** Begin DATASET EXCERPT **
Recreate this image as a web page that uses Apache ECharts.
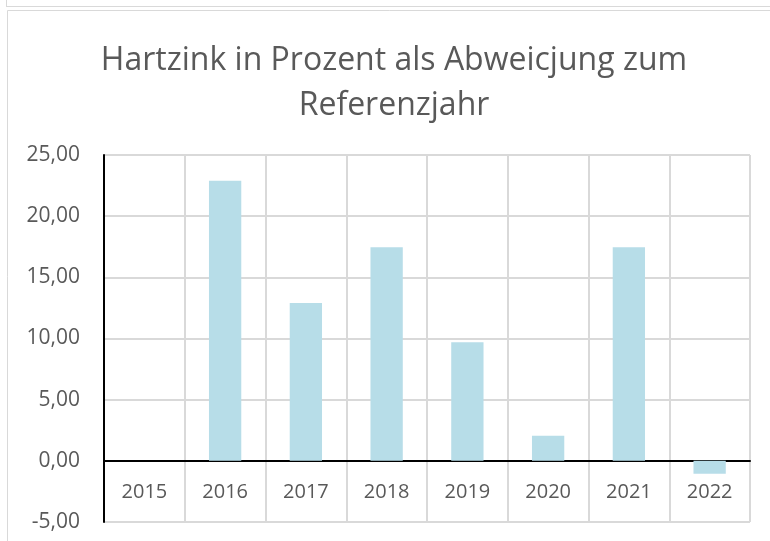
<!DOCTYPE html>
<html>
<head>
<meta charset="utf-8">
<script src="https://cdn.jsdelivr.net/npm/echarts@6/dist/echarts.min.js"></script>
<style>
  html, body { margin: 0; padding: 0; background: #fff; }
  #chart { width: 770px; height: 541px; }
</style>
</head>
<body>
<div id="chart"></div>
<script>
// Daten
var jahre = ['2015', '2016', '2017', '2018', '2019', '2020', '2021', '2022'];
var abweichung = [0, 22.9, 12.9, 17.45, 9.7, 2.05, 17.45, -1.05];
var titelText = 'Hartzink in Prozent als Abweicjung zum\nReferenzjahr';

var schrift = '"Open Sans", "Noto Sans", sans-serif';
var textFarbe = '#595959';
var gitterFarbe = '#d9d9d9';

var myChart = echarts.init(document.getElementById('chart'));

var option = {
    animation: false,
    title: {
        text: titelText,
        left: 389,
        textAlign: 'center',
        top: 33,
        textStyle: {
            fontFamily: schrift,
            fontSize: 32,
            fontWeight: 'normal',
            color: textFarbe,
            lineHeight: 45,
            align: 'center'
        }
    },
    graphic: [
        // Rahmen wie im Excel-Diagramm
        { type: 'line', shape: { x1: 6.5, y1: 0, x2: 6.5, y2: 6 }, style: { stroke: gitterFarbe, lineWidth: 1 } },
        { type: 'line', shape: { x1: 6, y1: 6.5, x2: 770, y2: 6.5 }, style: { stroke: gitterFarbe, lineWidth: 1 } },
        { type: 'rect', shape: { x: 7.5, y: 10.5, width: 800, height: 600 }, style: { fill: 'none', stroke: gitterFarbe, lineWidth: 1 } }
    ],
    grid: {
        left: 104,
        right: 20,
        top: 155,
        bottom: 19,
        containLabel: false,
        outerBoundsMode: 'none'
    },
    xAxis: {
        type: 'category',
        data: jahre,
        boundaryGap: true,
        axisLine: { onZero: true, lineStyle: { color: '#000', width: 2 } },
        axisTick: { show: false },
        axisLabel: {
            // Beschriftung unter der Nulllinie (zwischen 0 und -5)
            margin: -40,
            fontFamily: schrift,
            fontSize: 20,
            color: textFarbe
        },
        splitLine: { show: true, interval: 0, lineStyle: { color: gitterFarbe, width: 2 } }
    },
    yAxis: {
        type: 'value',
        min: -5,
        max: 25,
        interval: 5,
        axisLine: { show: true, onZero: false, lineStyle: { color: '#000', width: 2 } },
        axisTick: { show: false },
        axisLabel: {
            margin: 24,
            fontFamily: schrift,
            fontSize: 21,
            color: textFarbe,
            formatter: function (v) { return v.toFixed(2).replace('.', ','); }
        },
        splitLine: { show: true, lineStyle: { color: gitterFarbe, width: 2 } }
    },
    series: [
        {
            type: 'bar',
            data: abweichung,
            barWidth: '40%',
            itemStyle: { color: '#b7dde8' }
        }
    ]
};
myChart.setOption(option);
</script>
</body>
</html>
** End DATASET EXCERPT **
WHAT TO DO -> Extract, word for word, each line from the top of the data down to and including the line with "var myChart = echarts.init(document.getElementById('chart'));"; skip the pictures.

SOLUTION TO THIS TASK ->
Recreate this image as a web page that uses Apache ECharts.
<!DOCTYPE html>
<html>
<head>
<meta charset="utf-8">
<script src="https://cdn.jsdelivr.net/npm/echarts@6/dist/echarts.min.js"></script>
<style>
  html, body { margin: 0; padding: 0; background: #fff; }
  #chart { width: 770px; height: 541px; }
</style>
</head>
<body>
<div id="chart"></div>
<script>
// Daten
var jahre = ['2015', '2016', '2017', '2018', '2019', '2020', '2021', '2022'];
var abweichung = [0, 22.9, 12.9, 17.45, 9.7, 2.05, 17.45, -1.05];
var titelText = 'Hartzink in Prozent als Abweicjung zum\nReferenzjahr';

var schrift = '"Open Sans", "Noto Sans", sans-serif';
var textFarbe = '#595959';
var gitterFarbe = '#d9d9d9';

var myChart = echarts.init(document.getElementById('chart'));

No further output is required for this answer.